The screen flashes through decades in seconds, showing lace gloves, cone bras, and stadiums of roaring fans. In a new TikTok titled “Exploring Madonna’s Legacy: The Queen of Pop,” Madonna herself curates the timeline of her transformation. From the gritty New York clubs of the early ’80s to global stages and couture runways, every frame reminds us that she did not just make pop music. She remade it over and over again.

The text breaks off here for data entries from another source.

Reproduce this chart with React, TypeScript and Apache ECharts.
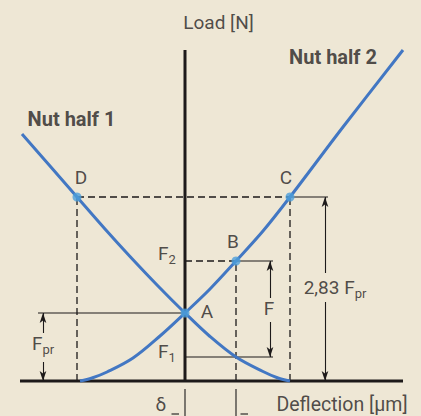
import React, { useEffect, useRef } from "react";
import * as echarts from "echarts";

// Deflection (µm, arbitrary units) vs Load (N, arbitrary units)
const nutHalf1: number[][] = [
  [-16.3, 24.7], [-13.5, 21.5], [-10.8, 18.4], [-8, 15.2], [-5.5, 12.45], [-2.7, 9.5],
  [0, 6.8], [2.5, 4.45], [5.1, 2.4], [7.8, 0.95], [9.3, 0.3], [10.5, 0],
];
const nutHalf2: number[][] = [
  [-10.5, 0], [-9.3, 0.3], [-7.8, 0.9], [-5.2, 2.3], [-2.5, 4.5], [0, 6.8],
  [2.5, 9.2], [5.1, 12.0], [7.8, 15.0], [10.5, 18.4], [15.8, 25.4], [21.8, 33.1],
];
const pointA = [0, 6.8];
const pointB = [5.1, 12.0];
const pointC = [10.5, 18.4];
const pointD = [-10.8, 18.4];
const loadF1 = 2.4;
const deflectionRange = [-16.5, 21.8];
const loadTop = 33.1;

const BLACK = "#1d1a1a";
const TEXT = "#262223";
const FONT = "Roboto";
const BLUE = "#4277c3";
const DOT = "#4c9fdb";

const seg = (pts: number[][], style: any = {}) => ({
  type: "line",
  data: pts,
  symbol: "none",
  silent: true,
  z: 2,
  lineStyle: { color: BLACK, width: 1.1, ...style },
});

const rich = {
  m: { fontSize: 19, lineHeight: 22, verticalAlign: "top", color: TEXT, fontFamily: FONT },
  s: { fontSize: 13, lineHeight: 14, verticalAlign: "bottom", color: TEXT, fontFamily: FONT },
};

export default function App() {
  const ref = useRef<HTMLDivElement>(null);
  useEffect(() => {
    document.body.style.margin = "0";
    const chart = echarts.init(ref.current!, null, { renderer: "svg" });
    const dash = { type: [7, 4], width: 1.3 };
    const xF = 8.5;
    const x283 = 14.0;
    const xFpr = -14.2;
    const option: any = {
      animation: false,
      backgroundColor: "#eee7d5",
      grid: { left: 0, right: 0, top: 0, bottom: 0, containLabel: false },
      xAxis: { type: "value", min: -18.5, max: 23.6, show: false },
      yAxis: { type: "value", min: -3.5, max: 38.1, show: false },
      series: [
        // axes
        seg([[0, 0], [0, loadTop]], { width: 3 }),
        seg([[deflectionRange[0], 0], [deflectionRange[1], 0]], { width: 3 }),
        seg([[0, -0.8], [0, -3.5]]),
        seg([[pointB[0], -0.8], [pointB[0], -3.5]]),
        seg([[-1.35, -3.3], [-0.6, -3.3]]),
        seg([[5.55, -3.3], [6.3, -3.3]]),
        // reference lines
        seg([[-14.7, pointA[1]], pointA]),
        seg([pointD, pointC], dash),
        seg([pointC, [14.3, pointC[1]]]),
        seg([[pointD[0], 0], pointD], dash),
        seg([[pointC[0], 0], pointC], dash),
        seg([[0, pointB[1]], pointB], dash),
        seg([pointB, [8.8, pointB[1]]]),
        seg([[pointB[0], 0], pointB], dash),
        seg([[0, loadF1], [8.8, loadF1]]),
        // dimension arrows
        {
          type: "line",
          data: [],
          silent: true,
          markLine: {
            silent: true,
            animation: false,
            symbol: ["none", "arrow"],
            symbolSize: [5, 10],
            label: { show: false },
            lineStyle: { color: BLACK, width: 1.1, type: "solid" },
            data: [
              [{ coord: [xF, 8.3] }, { coord: [xF, pointB[1]] }],
              [{ coord: [xF, 5.9] }, { coord: [xF, loadF1] }],
              [{ coord: [x283, 10.8] }, { coord: [x283, pointC[1]] }],
              [{ coord: [x283, 7.9] }, { coord: [x283, 0] }],
              [{ coord: [xFpr, 4.8] }, { coord: [xFpr, pointA[1]] }],
              [{ coord: [xFpr, 1.9] }, { coord: [xFpr, 0] }],
            ],
          },
        },
        // curves
        {
          type: "line", name: "Nut half 1", data: nutHalf1, smooth: 0.35,
          symbol: "none", z: 3, lineStyle: { color: BLUE, width: 3 },
        },
        {
          type: "line", name: "Nut half 2", data: nutHalf2, smooth: 0.35,
          symbol: "none", z: 3, lineStyle: { color: BLUE, width: 3 },
        },
        // points
        {
          type: "scatter",
          z: 5,
          symbolSize: 9,
          itemStyle: { color: DOT },
          label: { show: true, position: "inside", formatter: "{b}", fontSize: 19, color: TEXT, fontFamily: FONT },
          data: [
            { name: "A", value: pointA, label: { offset: [22, -2] } },
            { name: "B", value: pointB, label: { offset: [-3, -20] } },
            { name: "C", value: pointC, label: { offset: [-4, -20] } },
            { name: "D", value: pointD, label: { offset: [4, -20] } },
          ],
        },
        // text labels
        {
          type: "scatter",
          z: 6,
          symbolSize: 0.1,
          silent: true,
          itemStyle: { color: "transparent" },
          label: { show: true, position: "inside", formatter: "{b}", fontSize: 19, color: TEXT, fontFamily: FONT },
          data: [
            { name: "Load [N]", value: [3.35, 35.9] },
            { name: "Nut half 2", value: [14.8, 32.4], label: { fontWeight: "bold", fontSize: 20 } },
            { name: "Nut half 1", value: [-11.35, 26.2], label: { fontWeight: "bold", fontSize: 20 } },
            { name: "F2", value: [0, pointB[1]], label: { offset: [-18, -6], formatter: "{m|F}{s|2}", rich } },
            { name: "F1", value: [0, loadF1], label: { offset: [-18, -4], formatter: "{m|F}{s|1}", rich } },
            { name: "F", value: [xF - 0.1, 7.3] },
            { name: "2,83 Fpr", value: [15.0, 9.2], label: { formatter: "{m|2,83 F}{s|pr}", rich } },
            { name: "Fpr", value: [-14.2, 3.6], label: { formatter: "{m|F}{s|pr}", rich } },
            { name: "δ", value: [-2.4, -2.3] },
            { name: "Deflection [µm]", value: [15.7, -2.3], label: { fontSize: 19.5 } },
          ],
        },
      ],
    };
    chart.setOption(option);
    return () => chart.dispose();
  }, []);
  return <div ref={ref} style={{ width: 421, height: 416 }} />;
}
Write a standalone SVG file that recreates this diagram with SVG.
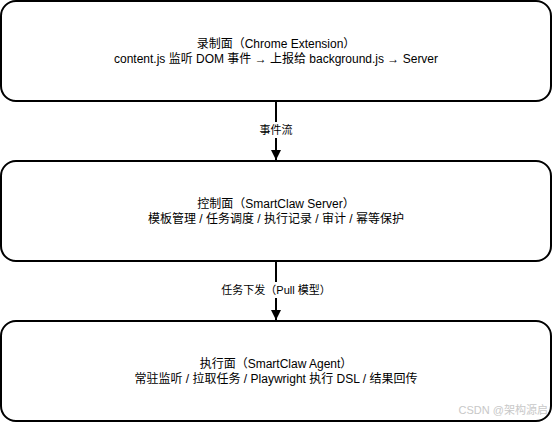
<svg xmlns="http://www.w3.org/2000/svg" width="552" height="422" viewBox="0 0 552 422">
<style>
.box{fill:#fff;stroke:#000;stroke-width:2}
.t{font-family:"Liberation Sans","Noto Sans CJK SC",Arial,sans-serif;font-size:12px;fill:#000;text-anchor:middle}
.lbl{font-family:"Liberation Sans","Noto Sans CJK SC",Arial,sans-serif;font-size:11px;fill:#000;text-anchor:middle}
.edge{stroke:#000;stroke-width:2;fill:none}
.wm{font-family:"Liberation Sans","Noto Sans CJK SC",Arial,sans-serif;font-size:11px;fill:#c8c8c8;text-anchor:end}
</style>
<defs>
<marker id="arr" viewBox="0 0 10 10" refX="10" refY="5" markerWidth="5" markerHeight="5" orient="auto" markerUnits="strokeWidth">
<path d="M0,0 L10,5 L0,10 z" fill="#000"/>
</marker>
</defs>
<rect width="552" height="422" fill="#fff"/>
<g id="connectors">
<path class="edge" d="M276,101 L276,160" marker-end="url(#arr)"/>
<rect x="245" y="122" width="62" height="16" fill="#fff"/>
<text class="lbl" x="276" y="134">事件流</text>
<path class="edge" d="M276,261 L276,320" marker-end="url(#arr)"/>
<rect x="218" y="282" width="116" height="16" fill="#fff"/>
<text class="lbl" x="276" y="294">任务下发（Pull 模型）</text>
</g>
<g id="node-record">
<rect class="box" x="1" y="1" width="550" height="100" rx="15" ry="15"/>
<text class="t" x="276" y="48">录制面（Chrome Extension）</text>
<text class="t" x="276" y="63">content.js 监听 DOM 事件 → 上报给 background.js → Server</text>
</g>
<g id="node-control">
<rect class="box" x="1" y="161" width="550" height="100" rx="15" ry="15"/>
<text class="t" x="276" y="208">控制面（SmartClaw Server）</text>
<text class="t" x="276" y="223">模板管理 / 任务调度 / 执行记录 / 审计 / 幂等保护</text>
</g>
<g id="node-exec">
<rect class="box" x="1" y="321" width="550" height="100" rx="15" ry="15"/>
<text class="t" x="276" y="368">执行面（SmartClaw Agent）</text>
<text class="t" x="276" y="383">常驻监听 / 拉取任务 / Playwright 执行 DSL / 结果回传</text>
</g>
<text class="wm" x="548" y="414">CSDN @架构源启</text>
</svg>
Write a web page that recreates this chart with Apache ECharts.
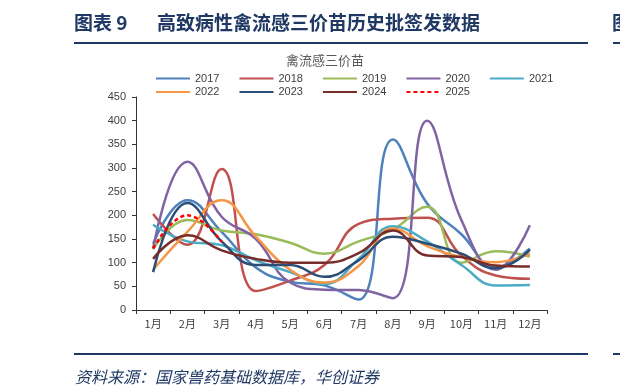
<!DOCTYPE html>
<html><head><meta charset="utf-8">
<script src="https://cdn.jsdelivr.net/npm/echarts@6/dist/echarts.min.js"></script>
<style>html,body{margin:0;padding:0;background:#fff}#c{width:620px;height:392px}</style>
</head><body><div id="c"></div>
<script>
const months = ['1月','2月','3月','4月','5月','6月','7月','8月','9月','10月','11月','12月'];
const yTicks = [0,50,100,150,200,250,300,350,400,450];
const d2017 = [140, 232, 165, 90, 60, 52, 22, 360, 225, 160, 90, 130];
const d2018 = [203, 138, 298, 40, 62, 95, 182, 193, 195, 115, 73, 66];
const d2019 = [128, 190, 168, 160, 142, 119, 145, 170, 218, 100, 124, 113];
const d2020 = [130, 313, 197, 150, 58, 43, 42, 25, 400, 190, 85, 179];
const d2021 = [180, 145, 137, 105, 80, 55, 108, 177, 145, 95, 52, 53];
const d2022 = [85, 165, 232, 155, 85, 58, 93, 172, 135, 112, 101, 119];
const d2023 = [80, 226, 145, 95, 95, 70, 105, 155, 140, 119, 88, 127];
const d2024 = [108, 158, 126, 108, 100, 100, 120, 168, 115, 112, 94, 92];
const d2025 = [130, 200, 144];

const names = ['2017','2018','2019','2020','2021','2022','2023','2024','2025'];
const datas = [d2017,d2018,d2019,d2020,d2021,d2022,d2023,d2024,d2025];
const colors = ['#4F81BD','#C0504D','#9BBB59','#8064A2','#4BACC6','#F79646','#2C4D75','#772C2A','#FF0000'];

const navy = '#1F3864';
const font = '"Liberation Sans", Arial, sans-serif';
const cjk = '"Noto Sans CJK SC", sans-serif';

const series = names.map((n, i) => ({
  name: n, type: 'line', data: datas[i], smooth: 0.45, symbol: 'none', showSymbol: false,
  lineStyle: { width: 2.5, color: colors[i], type: n === '2025' ? [4, 3] : 'solid' },
  itemStyle: { color: colors[i] }, z: n === '2025' ? 5 : 2
}));

const legendCommon = {
  itemWidth: 34, itemHeight: 10, itemGap: 19, padding: 0,
  itemStyle: { opacity: 0, borderWidth: 0 },
  textStyle: { fontSize: 11, color: '#404040', fontFamily: font }
};

const chart = echarts.init(document.getElementById('c'), null, { renderer: 'canvas' });
chart.setOption({
  animation: false,
  backgroundColor: '#fff',
  legend: [
    Object.assign({ left: 155, top: 73, data: names.slice(0, 5) }, legendCommon),
    Object.assign({ left: 155, top: 86.5, data: names.slice(5) }, legendCommon)
  ],
  grid: { left: 136, right: 73, top: 97, bottom: 82, containLabel: false },
  xAxis: {
    type: 'category', data: months, boundaryGap: true,
    axisLine: { lineStyle: { color: '#333', width: 1 } },
    axisTick: { show: true, length: 4, inside: false, lineStyle: { color: '#333' } },
    axisLabel: { fontSize: 11, color: '#404040', fontFamily: cjk, margin: 8, interval: 0 }
  },
  yAxis: {
    type: 'value', min: yTicks[0], max: yTicks[yTicks.length - 1], interval: 50,
    splitLine: { show: false },
    axisLine: { show: true, lineStyle: { color: '#333', width: 1 } },
    axisTick: { show: true, length: 4, lineStyle: { color: '#333' } },
    axisLabel: { fontSize: 11, color: '#404040', fontFamily: font, margin: 10 }
  },
  series: series,
  graphic: [
    { type: 'text', left: 74, top: 13, style: { text: '图表 9', font: 'bold 19px ' + cjk, fill: navy } },
    { type: 'text', left: 157, top: 13, style: { text: '高致病性禽流感三价苗历史批签发数据', font: 'bold 19px ' + cjk, fill: navy } },
    { type: 'rect', shape: { x: 74, y: 42, width: 514, height: 2 }, style: { fill: navy } },
    { type: 'text', left: 612, top: 13, style: { text: '图', font: 'bold 19px ' + cjk, fill: navy } },
    { type: 'rect', shape: { x: 613, y: 42, width: 7, height: 2 }, style: { fill: navy } },
    { type: 'text', x: 325, y: 60, style: { text: '禽流感三价苗', font: '13px ' + cjk, fill: '#595959', align: 'center', verticalAlign: 'middle' } },
    { type: 'rect', shape: { x: 74, y: 353, width: 514, height: 2 }, style: { fill: navy } },
    { type: 'rect', shape: { x: 613, y: 353, width: 7, height: 2 }, style: { fill: navy } },
    { type: 'text', x: 75, y: 377, style: { text: '资料来源：国家兽药基础数据库，华创证券', font: 'italic 16px ' + cjk, fill: navy, verticalAlign: 'middle' } }
  ]
});
</script>
</body></html>
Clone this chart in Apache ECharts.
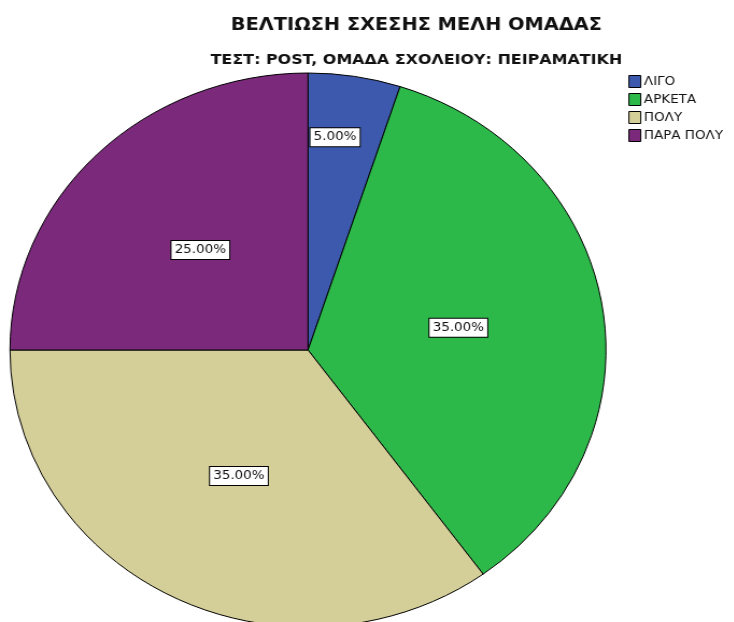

This tribute reels through her eras like chapters Like a Virgin, Ray of Light, and Confessions on a Dance Floor. What stands out is not just the sound or fashion but the fearlessness. Madonna has never asked for permission. She has demanded space, broken rules, and made art that reflects the world while also challenging it. In 60 seconds, this video tells the story of someone who refused to stay in one version of herself.
Madonna
Fans flooded the comments, calling her “the blueprint” and “the reason we have pop the way we do today.” One wrote, “She didn’t just open doors. She kicked them down.” Whether you found her through a vinyl, a CD, or a TikTok scroll, you likely found part of yourself in the mirror she held up to the world.
One of her boldest reflections came in 1986 with “Papa Don’t Preach.” It was not just a hit; it was a reckoning. In the song, a teenage girl tells her father that she’s pregnant and is keeping the baby. The music video mirrors the tension: the defiant haircut, the pleading eyes, and the vulnerability of someone asking to be believed. This was not bubblegum pop. This was grown-up.
Madonna – Papa Don’t Preach (Official Video) [HD]
With lines like “But I made up my mind, I’m keeping my baby,” Madonna used her voice to give voice to others. It was brave, complicated, and incredibly human. She turned a taboo into a conversation, using melody as a megaphone. The video, now restored in HD, still pulses with the same raw energy as a young woman dares to be both tender and tough.
Madonna has always blurred the line between rebellion and revelation. Whether revisiting her legacy in a short-form reel or standing firm in a song like Papa Don’t Preach, she reminds us that pop can have power. And when she speaks, she is not just singing. She is shifting something in the culture, one note at a time.